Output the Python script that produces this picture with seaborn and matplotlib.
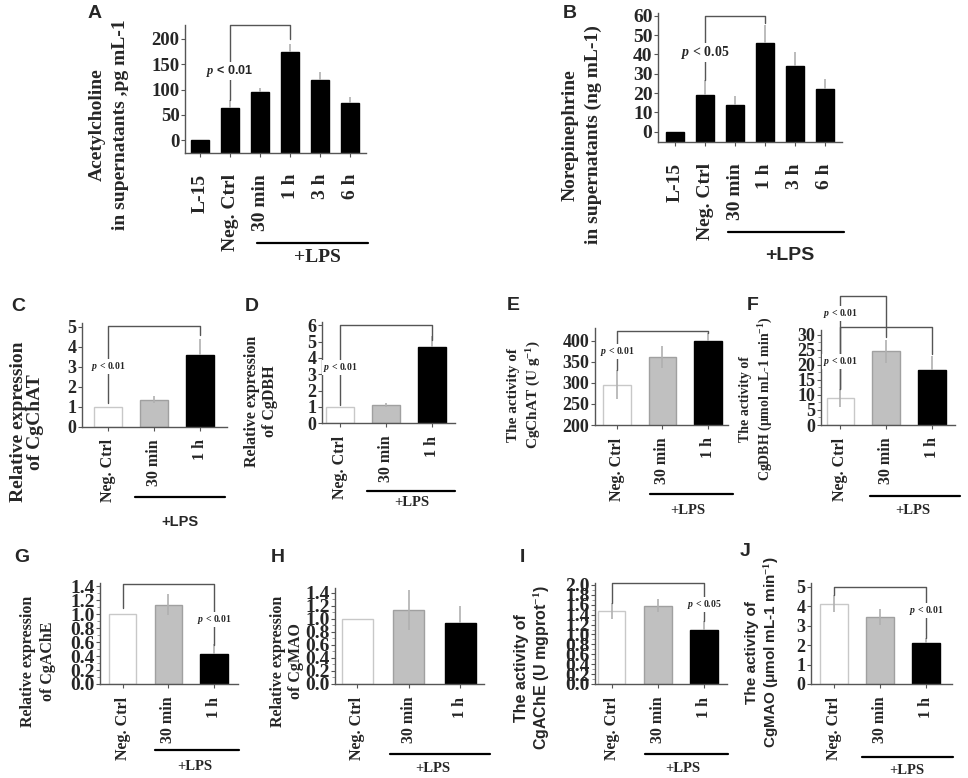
import matplotlib

matplotlib.use("Agg")
import matplotlib.pyplot as plt
import pandas as pd
import seaborn as sns
from matplotlib.lines import Line2D
from matplotlib.ticker import MultipleLocator

W, H = 968, 778

# values (mean, upper error)
time_cats = ["L-15", "Neg. Ctrl", "30 min", "1 h", "3 h", "6 h"]
lps_cats = ["Neg. Ctrl", "30 min", "1 h"]

ach_mean = [0, 63, 96, 174, 119, 73]
ach_err = [0, 17, 6, 17, 16, 13]
ne_mean = [0, 19, 14, 46, 34, 22]
ne_err = [0, 7.7, 4.5, 9, 7, 5]

chat_expr = [1.0, 1.35, 3.62]
chat_expr_err = [0, 0.17, 0.8]
dbh_expr = [1.0, 1.13, 4.68]
dbh_expr_err = [0, 0.12, 0.65]
chat_act = [296, 362, 399]
chat_act_err = [34, 26, 20]
dbh_act = [9.0, 24.5, 18.2]
dbh_act_err = [2.9, 3.9, 4.7]
ache_expr = [1.0, 1.14, 0.43]
ache_expr_err = [0, 0.15, 0.15]
mao_expr = [1.0, 1.13, 0.93]
mao_expr_err = [0, 0.31, 0.27]
ache_act = [1.48, 1.58, 1.10]
ache_act_err = [0.16, 0.13, 0.18]
mao_act = [4.14, 3.46, 2.09]
mao_act_err = [0.42, 0.41, 0.26]

SERIF = "Liberation Serif"
SANS = "Liberation Sans"
EDGE = "#555555"
ERR = "#b0b0b0"
TRIO = ["white", "#c0c0c0", "black"]
TRIO_EDGE = ["#c8c8c8", "#a0a0a0", "black"]

sns.set_style("ticks")
plt.rcParams.update({
    "font.family": [SERIF],
    "font.weight": "bold",
    "mathtext.fontset": "custom",
    "mathtext.rm": "Liberation Serif:bold",
    "mathtext.it": "Liberation Serif:italic:bold",
    "mathtext.bf": "Liberation Serif:bold",
})

fig = plt.figure(figsize=(W / 100, H / 100), dpi=100)


def add_ax(left, top, right, bottom):
    return fig.add_axes([left / W, 1 - bottom / H, (right - left) / W, (bottom - top) / H])


def ftext(x, y, s, size, family=SERIF, rotation=0, ls=1.2):
    fig.text(x / W, 1 - y / H, s, fontsize=size, family=family, rotation=rotation,
             ha="center", va="center", multialignment="center", linespacing=ls)


def lps(x0, x1, y, tx, ty, size, family=SERIF):
    fig.add_artist(Line2D([x0 / W, x1 / W], [1 - y / H, 1 - y / H], color="black", lw=1.6))
    ftext(tx, ty, "+LPS", size, family)


def bar_panel(ax, cats, mean, err, fills, edges, ylim, xlim, yticks,
              ysize=12.5, xsize=11.5, xpad=6, width=0.6, floor=None, minor=None):
    df = pd.DataFrame({"group": cats, "mean": mean})
    sns.barplot(data=df, x="group", y="mean", hue="group", palette=fills, legend=False,
                width=width, linewidth=1, errorbar=None, ax=ax)
    for patch, ec in zip(ax.patches, edges):
        patch.set_edgecolor(ec)
        if floor is not None:
            top = patch.get_y() + patch.get_height()
            patch.set_y(floor)
            patch.set_height(top - floor)
    low = [e if f != "black" else 0 for e, f in zip(err, fills)]
    ax.errorbar(range(len(cats)), mean, yerr=[low, err], fmt="none", ecolor=ERR,
                elinewidth=1.2, capsize=0, zorder=3)
    ax.set_ylim(*ylim)
    ax.set_xlim(*xlim)
    ax.set_yticks(yticks)
    if minor:
        ax.yaxis.set_minor_locator(MultipleLocator(minor))
        ax.tick_params(axis="y", which="minor", length=2, width=0.6, color="#888888")
    ax.set_xlabel("")
    ax.set_ylabel("")
    ax.tick_params(axis="y", labelsize=ysize, length=3, width=0.8, color=EDGE, pad=1)
    ax.tick_params(axis="x", labelsize=xsize, labelrotation=90, length=3, width=0.8,
                   color=EDGE, pad=xpad)
    sns.despine(ax=ax)
    for side in ("left", "bottom"):
        ax.spines[side].set_color(EDGE)
        ax.spines[side].set_linewidth(1)


def bracket(ax, x0, x1, top, y0, y1):
    ax.plot([x0, x0, x1, x1], [y0, top, top, y1], color=EDGE, lw=1, clip_on=False, zorder=4)


def pnote(ax, x, y, s, size=7, family=SERIF):
    ax.text(x, y, s, ha="center", va="center", fontsize=size, family=family, zorder=5,
            bbox=dict(fc="white", ec="none", pad=0.8))


# A - acetylcholine
ax = add_ax(185, 25, 366, 153)
bar_panel(ax, time_cats, ach_mean, ach_err, ["black"] * 6, ["black"] * 6,
          (-25.7, 227.7), (-0.5, 5.53), [0, 50, 100, 150, 200], ysize=13.5, xsize=14,
          xpad=12, floor=-25.7)
bracket(ax, 1, 3, 228, 80, 200)
pnote(ax, 1, 137, "$p$ < 0.01", 9, SANS)
ftext(109, 125, "Acetylcholine\nin supernatants ,pg mL-1", 14, rotation=90, ls=1.45)
ftext(95, 14, "A", 14, SANS)
lps(257, 368, 243, 317, 258, 14)

# B - norepinephrine
ax = add_ax(658, 13, 842, 142.3)
bar_panel(ax, time_cats, ne_mean, ne_err, ["black"] * 6, ["black"] * 6,
          (-5.5, 61.4), (-0.57, 5.57), [0, 10, 20, 30, 40, 50, 60], ysize=14, xsize=14,
          xpad=12, floor=-5.5)
bracket(ax, 1, 3, 60, 26.7, 56)
pnote(ax, 1, 40.9, "$p$ < 0.05", 10)
ftext(582, 135, "Norepinephrine\nin supernatants (ng mL-1)", 14, rotation=90, ls=1.5)
ftext(570, 13, "B", 14, SANS)
lps(728, 844, 232, 790, 255, 14, SANS)

# C - CgChAT expression
ax = add_ax(82, 323, 227, 426.7)
bar_panel(ax, lps_cats, chat_expr, chat_expr_err, TRIO, TRIO_EDGE,
          (0, 5.2), (-0.57, 2.58), [0, 1, 2, 3, 4, 5], ysize=13)
bracket(ax, 0, 2, 5.05, 1.18, 4.6)
pnote(ax, 0, 3.03, "$p$ < 0.01")
ftext(27, 422, "Relative expression\nof CgChAT", 14, rotation=90, ls=1.0)
ftext(18, 307, "C", 14, SANS)
lps(135, 225, 497, 180, 522, 10.5, SANS)

# D - CgDBH expression
ax = add_ax(322, 322, 455, 423.3)
bar_panel(ax, lps_cats, dbh_expr, dbh_expr_err, TRIO, TRIO_EDGE,
          (0, 6.2), (-0.39, 2.5), [0, 1, 2, 3, 4, 5, 6], ysize=13)
bracket(ax, 0, 2, 6.0, 1.13, 5.1)
pnote(ax, 0, 3.39, "$p$ < 0.01")
ftext(261, 401, "Relative expression\nof CgDBH", 11.5, rotation=90, ls=1.15)
ftext(252, 307, "D", 14, SANS)
lps(367, 455, 491, 412, 502, 10.5)

# E - CgChAT activity
ax = add_ax(595, 328, 728, 425)
bar_panel(ax, lps_cats, chat_act, chat_act_err, TRIO, TRIO_EDGE,
          (200, 430), (-0.48, 2.44), [200, 250, 300, 350, 400], ysize=13)
bracket(ax, 0, 2, 424, 330, 418)
pnote(ax, 0, 374, "$p$ < 0.01")
ftext(525, 395, "The activity of\nCgChAT (U g$^{-1}$)", 11, rotation=90, ls=1.3)
ftext(513, 305, "E", 14, SANS)
lps(650, 733, 494, 688, 511, 10.5)

# F - CgDBH activity
ax = add_ax(821, 330, 955, 425)
bar_panel(ax, lps_cats, dbh_act, dbh_act_err, TRIO, TRIO_EDGE,
          (0, 31.6), (-0.42, 2.5), [0, 5, 10, 15, 20, 25, 30], ysize=13, minor=2.5)
bracket(ax, 0, 1, 42.8, 12.1, 29.4)
bracket(ax, 0, 2, 32.5, 12.1, 23.7)
pnote(ax, 0, 37.2, "$p$ < 0.01")
pnote(ax, 0, 21.2, "$p$ < 0.01")
ftext(757, 399, "The activity of\nCgDBH (μmol mL-1 min$^{-1}$)", 10, rotation=90, ls=1.4)
ftext(753, 305, "F", 14, SANS)
lps(870, 960, 496, 913, 511, 10.5)

# G - CgAChE expression
ax = add_ax(100, 583, 238, 684)
bar_panel(ax, lps_cats, ache_expr, ache_expr_err, TRIO, TRIO_EDGE,
          (0, 1.45), (-0.5, 2.53), [0, 0.2, 0.4, 0.6, 0.8, 1.0, 1.2, 1.4],
          ysize=14, minor=0.1)
bracket(ax, 0, 2, 1.43, 1.09, 0.56)
pnote(ax, 2, 0.92, "$p$ < 0.01")
ftext(38, 661, "Relative expression\nof CgAChE", 11.5, rotation=90, ls=1.25)
ftext(22, 557, "G", 14, SANS)
lps(155, 239, 750, 195, 767, 10.5)

# H - CgMAO expression
ax = add_ax(335, 588, 484, 684)
bar_panel(ax, lps_cats, mao_expr, mao_expr_err, TRIO, TRIO_EDGE,
          (0, 1.47), (-0.43, 2.46), [0, 0.2, 0.4, 0.6, 0.8, 1.0, 1.2, 1.4],
          ysize=14, minor=0.1)
ftext(287, 661, "Relative expression\nof CgMAO", 11.5, rotation=90, ls=1.25)
ftext(278, 557, "H", 14, SANS)
lps(390, 490, 754, 433, 769, 10.5)

# I - CgAChE activity
ax = add_ax(595, 583, 727, 684)
bar_panel(ax, lps_cats, ache_act, ache_act_err, TRIO, TRIO_EDGE,
          (0, 2.04), (-0.36, 2.5),
          [0, 0.2, 0.4, 0.6, 0.8, 1.0, 1.2, 1.4, 1.6, 1.8, 2.0], ysize=14, minor=0.1)
bracket(ax, 0, 2, 2.05, 1.64, 1.28)
pnote(ax, 2, 1.6, "$p$ < 0.05")
ftext(533, 668, "The activity of\nCgAChE (U mgprot$^{-1}$)", 11.5, family=SANS, rotation=90, ls=1.2)
ftext(522, 557, "I", 14, SANS)
lps(645, 728, 754, 683, 768, 10.5)

# J - CgMAO activity
ax = add_ax(811, 583, 952, 684)
bar_panel(ax, lps_cats, mao_act, mao_act_err, TRIO, TRIO_EDGE,
          (0, 5.2), (-0.5, 2.57), [0, 1, 2, 3, 4, 5], ysize=13)
bracket(ax, 0, 2, 5.0, 4.57, 2.35)
pnote(ax, 2, 3.8, "$p$ < 0.01")
ftext(763, 652, "The activity of\nCgMAO (μmol mL-1 min$^{-1}$)", 11, family=SANS, rotation=90, ls=1.2)
ftext(745, 551, "J", 14, SANS)
lps(862, 953, 757, 907, 770, 10.5)

fig.savefig("out.png", dpi=100)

□ □ □

Brief – Restate, line by line and word for word, everything from the top of the material through the line that contains "ne_err = [0, 7.7, 4.5, 9, 7, 5]". Leave pictures out.

Final result –
Output the Python script that produces this picture with seaborn and matplotlib.
import matplotlib

matplotlib.use("Agg")
import matplotlib.pyplot as plt
import pandas as pd
import seaborn as sns
from matplotlib.lines import Line2D
from matplotlib.ticker import MultipleLocator

W, H = 968, 778

# values (mean, upper error)
time_cats = ["L-15", "Neg. Ctrl", "30 min", "1 h", "3 h", "6 h"]
lps_cats = ["Neg. Ctrl", "30 min", "1 h"]

ach_mean = [0, 63, 96, 174, 119, 73]
ach_err = [0, 17, 6, 17, 16, 13]
ne_mean = [0, 19, 14, 46, 34, 22]
ne_err = [0, 7.7, 4.5, 9, 7, 5]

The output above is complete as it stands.